I have used a ton load of software and even written a few in my many years as a Software Architect. From the small to the monstrous on various platforms, languages and shells - no software implementation lasts forever. At some point, somebody-somewhere will decide to pull a plug on something that someone spent thousands of man hours creating. Here is my top 10 reasons, list in no specific order;

1. Something better is developed. Whether the new thing is actually better is debatable but there is a perceived value into switching or migrating to the shiny new piece of software. The old is slowly or quickly phased out of existence.

2. Change of management. For whatever reason management decides that they need to flush out the old and move in with a new fresh piece of software which they can champion and spend money on. There are usually some benefits even if it is not obvious to everyone involved. There will be growing pains.

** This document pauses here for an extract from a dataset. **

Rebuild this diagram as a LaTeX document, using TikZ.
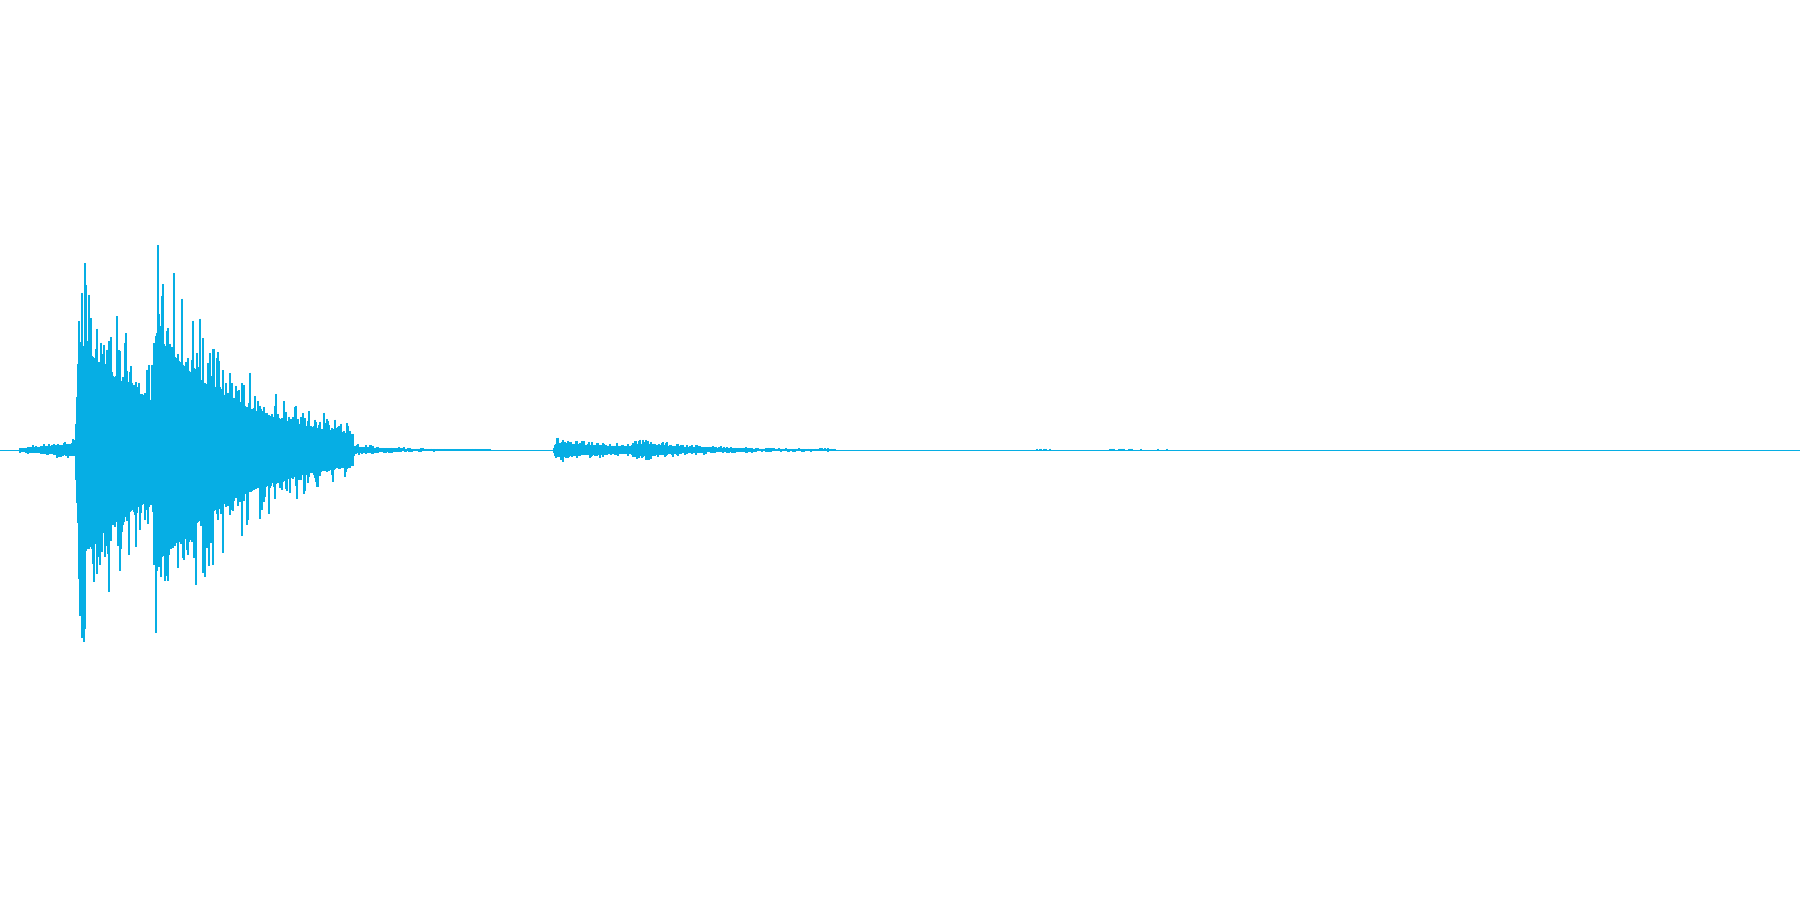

3. The great big bug. One day someone will come up on a bug in the operating system or a calculation in the software that is so expensive to fix that the only solution is to throw everything out and hope that no one discovers what the bug was.

4. Lack of Support. At some point in time you are going to lose all your support staff. Or your software vendor decides that you need to upgrade to the new "enhanced" version and refuses to renew your support contract or your operating system falls off the map. It is often impossible or tedious to support the software internally and the vendor sends you a big bill for the simple changes you request. You can hold out all you want but you are in a dark corner.

5. The upgrade cycle. The limits of the software creep up on you like a thief in the night or a dependant piece of technology gets an upgrade and you are forced to buy a new patch/update so you can keep working. New innovations emerge, new multi-core processors and hardware. It can even go as far are new legislation.

6. Bad software design. I have touched on this topic many times from the downsides of modularity, throwaway code to hardwiring: the design. There are many ways software can be badly designed, it takes a trained eye to spot a bad design in a marketing presentation. Most will only realise about after a couple years of use.

7. Lack of flexibility/foresite. This could be considered as a bad design choice but often it is a case of betting on the wrong horse. New features become so hard and expensive to add that throwing out the software is the only way to move forward and increase productivity.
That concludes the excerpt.